Suppose $k$ is a commutative ring, and $V$ is a $k$-module. Let $\operatorname{End}_V$ be the functor $\mathsf{Alg}_k\to\mathsf{Set}$ defined by $\operatorname{End}_V(R)=\operatorname{End}_{R-lin}(R\otimes_k V)$. If $V$ is finitely generated projective, why is $\operatorname{End}_V$ representable by $\operatorname{Sym}(V\otimes_k V^\vee)$?
This is stated in the first half of Example 4.1 of JS Milne's Algebraic Groups, in showing that this functor is an algebraic monoid.
The claim is that there is a natural bijection $\text{End}_R(R \otimes V) = \text{Hom}_{k-\text{Alg}}(\text{Sym}(V \otimes V^\vee), R)$. By the universal property of the symmetric algebra, the latter is $\text{Hom}_{k-\text{mod}}(V \otimes V^\vee, R)$.

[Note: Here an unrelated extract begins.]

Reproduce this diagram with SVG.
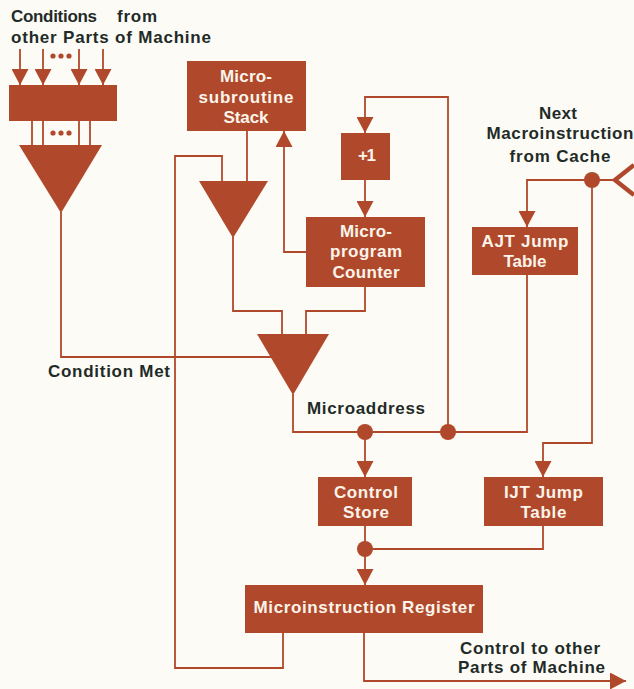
<svg xmlns="http://www.w3.org/2000/svg" width="634" height="689" viewBox="0 0 634 689">
  <defs>
    <style>
      .bg { fill: #fdfbf5; }
      .blk { fill: #b0492b; }
      .wire { fill: none; stroke: #b0492b; stroke-width: 1.8; }
      .fork { fill: none; stroke: #b0492b; stroke-width: 4.5; stroke-linejoin: miter; }
      .lbl { font-family: "Liberation Sans", Arial, sans-serif; font-weight: bold; font-size: 17px; fill: #1f2b28; }
      .in { font-family: "Liberation Sans", Arial, sans-serif; font-weight: bold; font-size: 17px; fill: #fbf4ea; text-anchor: middle; }
    </style>
    <marker id="arrow" viewBox="0 0 16 17" refX="16" refY="8.5" markerWidth="16" markerHeight="17" markerUnits="userSpaceOnUse" orient="auto">
      <path d="M0,0 L16,8.5 L0,17 z" fill="#b0492b"/>
    </marker>
  </defs>

  <rect class="bg" x="0" y="0" width="634" height="689"/>

  <!-- connectors -->
  <g id="connectors">
    <!-- condition inputs -->
    <path class="wire" d="M20,49 V85" marker-end="url(#arrow)"/>
    <path class="wire" d="M43,49 V85" marker-end="url(#arrow)"/>
    <path class="wire" d="M79,49 V85" marker-end="url(#arrow)"/>
    <path class="wire" d="M103,49 V85" marker-end="url(#arrow)"/>
    <!-- register to selector -->
    <path class="wire" d="M32,121 V145 M43,121 V145 M79,121 V145 M90,121 V145"/>
    <!-- condition met -->
    <path class="wire" d="M61,212 V357 H272"/>
    <!-- return from microinstruction register -->
    <path class="wire" d="M283,633 V668 H175 V156 H222 V182"/>
    <!-- stack to selector -->
    <path class="wire" d="M247,131 V182"/>
    <!-- subroutine selector to address selector -->
    <path class="wire" d="M233,237 V311 H282 V335"/>
    <!-- counter to address selector -->
    <path class="wire" d="M365,287 V311 H306 V335"/>
    <!-- counter to stack -->
    <path class="wire" d="M306,252 H284 V131" marker-end="url(#arrow)"/>
    <!-- increment loop -->
    <path class="wire" d="M448,432 V97 H365 V133" marker-end="url(#arrow)"/>
    <path class="wire" d="M365,180 V217" marker-end="url(#arrow)"/>
    <!-- microaddress bus -->
    <path class="wire" d="M293,394 V432 H527 V275"/>
    <path class="wire" d="M365,432 V477" marker-end="url(#arrow)"/>
    <!-- next macroinstruction -->
    <path class="wire" d="M615,180 H527 V227" marker-end="url(#arrow)"/>
    <path class="wire" d="M592,180 V443 H543 V477" marker-end="url(#arrow)"/>
    <path class="fork" d="M634,165 L615,180 L634,195"/>
    <!-- control store / IJT to register -->
    <path class="wire" d="M543,526 V549 H365"/>
    <path class="wire" d="M365,526 V585" marker-end="url(#arrow)"/>
    <!-- control out -->
    <path class="wire" d="M364,633 V681 H626" marker-end="url(#arrow)"/>
    <!-- junction dots -->
    <circle class="blk" cx="365" cy="432" r="8"/>
    <circle class="blk" cx="448" cy="432" r="8"/>
    <circle class="blk" cx="592" cy="180" r="8"/>
    <circle class="blk" cx="365" cy="549" r="8"/>
  </g>

  <!-- condition inputs label -->
  <g id="conditions-label">
    <text class="lbl" x="11" y="22" textLength="86" lengthAdjust="spacing">Conditions</text>
    <text class="lbl" x="117" y="22" textLength="40" lengthAdjust="spacing">from</text>
    <text class="lbl" x="11" y="43" textLength="200" lengthAdjust="spacing">other Parts of Machine</text>
  </g>

  <!-- condition register, with ellipsis dots for further inputs/outputs -->
  <g id="condition-register">
    <rect class="blk" x="9" y="85" width="108" height="36"/>
    <circle cx="53" cy="56" r="2.6" class="blk"/>
    <circle cx="61" cy="56" r="2.6" class="blk"/>
    <circle cx="69" cy="56" r="2.6" class="blk"/>
    <circle cx="53" cy="133" r="2.6" class="blk"/>
    <circle cx="61" cy="133" r="2.6" class="blk"/>
    <circle cx="69" cy="133" r="2.6" class="blk"/>
  </g>

  <!-- condition selector -->
  <g id="condition-select">
    <polygon class="blk" points="19,145 102,145 61,213"/>
  </g>

  <!-- micro-subroutine stack -->
  <g id="stack">
    <rect class="blk" x="187" y="61" width="119" height="70"/>
    <text class="in" x="246" y="82" textLength="52" lengthAdjust="spacing">Micro-</text>
    <text class="in" x="246" y="103" textLength="95" lengthAdjust="spacing">subroutine</text>
    <text class="in" x="246" y="123" textLength="45" lengthAdjust="spacing">Stack</text>
  </g>

  <!-- subroutine return selector -->
  <g id="return-select">
    <polygon class="blk" points="199,181 268,181 233,238"/>
  </g>

  <!-- incrementer -->
  <g id="increment">
    <rect class="blk" x="341" y="133" width="49" height="47"/>
    <text class="in" x="367" y="161" textLength="18" lengthAdjust="spacing">+1</text>
  </g>

  <!-- microprogram counter -->
  <g id="counter">
    <rect class="blk" x="306" y="217" width="119" height="70"/>
    <text class="in" x="366" y="237" textLength="52" lengthAdjust="spacing">Micro-</text>
    <text class="in" x="366" y="257" textLength="72" lengthAdjust="spacing">program</text>
    <text class="in" x="366" y="278" textLength="67" lengthAdjust="spacing">Counter</text>
  </g>

  <!-- address selector -->
  <g id="address-select">
    <polygon class="blk" points="257,334 329,334 293,395"/>
  </g>

  <!-- AJT jump table -->
  <g id="ajt">
    <rect class="blk" x="472" y="227" width="106" height="48"/>
    <text class="in" x="525" y="247" textLength="87" lengthAdjust="spacing">AJT Jump</text>
    <text class="in" x="525" y="267" textLength="43" lengthAdjust="spacing">Table</text>
  </g>

  <!-- next macroinstruction label -->
  <g id="next-label">
    <text class="lbl" x="558" y="119" text-anchor="middle" textLength="38" lengthAdjust="spacing">Next</text>
    <text class="lbl" x="560" y="139" text-anchor="middle" textLength="147" lengthAdjust="spacing">Macroinstruction</text>
    <text class="lbl" x="560" y="162" text-anchor="middle" textLength="101" lengthAdjust="spacing">from Cache</text>
  </g>

  <!-- bus labels -->
  <g id="labels">
    <text class="lbl" x="48" y="377" textLength="122" lengthAdjust="spacing">Condition Met</text>
    <text class="lbl" x="307" y="414" textLength="118" lengthAdjust="spacing">Microaddress</text>
    <text class="lbl" x="460" y="654" textLength="140" lengthAdjust="spacing">Control to other</text>
    <text class="lbl" x="458" y="673" textLength="147" lengthAdjust="spacing">Parts of Machine</text>
  </g>

  <!-- control store -->
  <g id="control-store">
    <rect class="blk" x="318" y="477" width="94" height="49"/>
    <text class="in" x="366" y="498" textLength="64" lengthAdjust="spacing">Control</text>
    <text class="in" x="366" y="518" textLength="46" lengthAdjust="spacing">Store</text>
  </g>

  <!-- IJT jump table -->
  <g id="ijt">
    <rect class="blk" x="484" y="477" width="119" height="49"/>
    <text class="in" x="543.5" y="498" textLength="79" lengthAdjust="spacing">IJT Jump</text>
    <text class="in" x="543.5" y="518" textLength="46" lengthAdjust="spacing">Table</text>
  </g>

  <!-- microinstruction register -->
  <g id="mir">
    <rect class="blk" x="245" y="585" width="238" height="48"/>
    <text class="in" x="364" y="613" textLength="221" lengthAdjust="spacing">Microinstruction Register</text>
  </g>
</svg>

There is a map $ \text{End}_R(R \otimes V)\to \text{Hom}_{k-\text{mod}}(V \otimes V^\vee, R) $ given by the rule
$$M \mapsto [v \otimes f \mapsto f(Mv)].$$
This map is an isomorphism when $V$ is finitely generated free, because it is injective and both sides are $R$-modules of the same rank. Since you may check that this map is an isomorphism Zariski locally on $R$, it follows that it is also an isomorphism when $V$ is finitely generated projective. (I am not positive about this last argument.)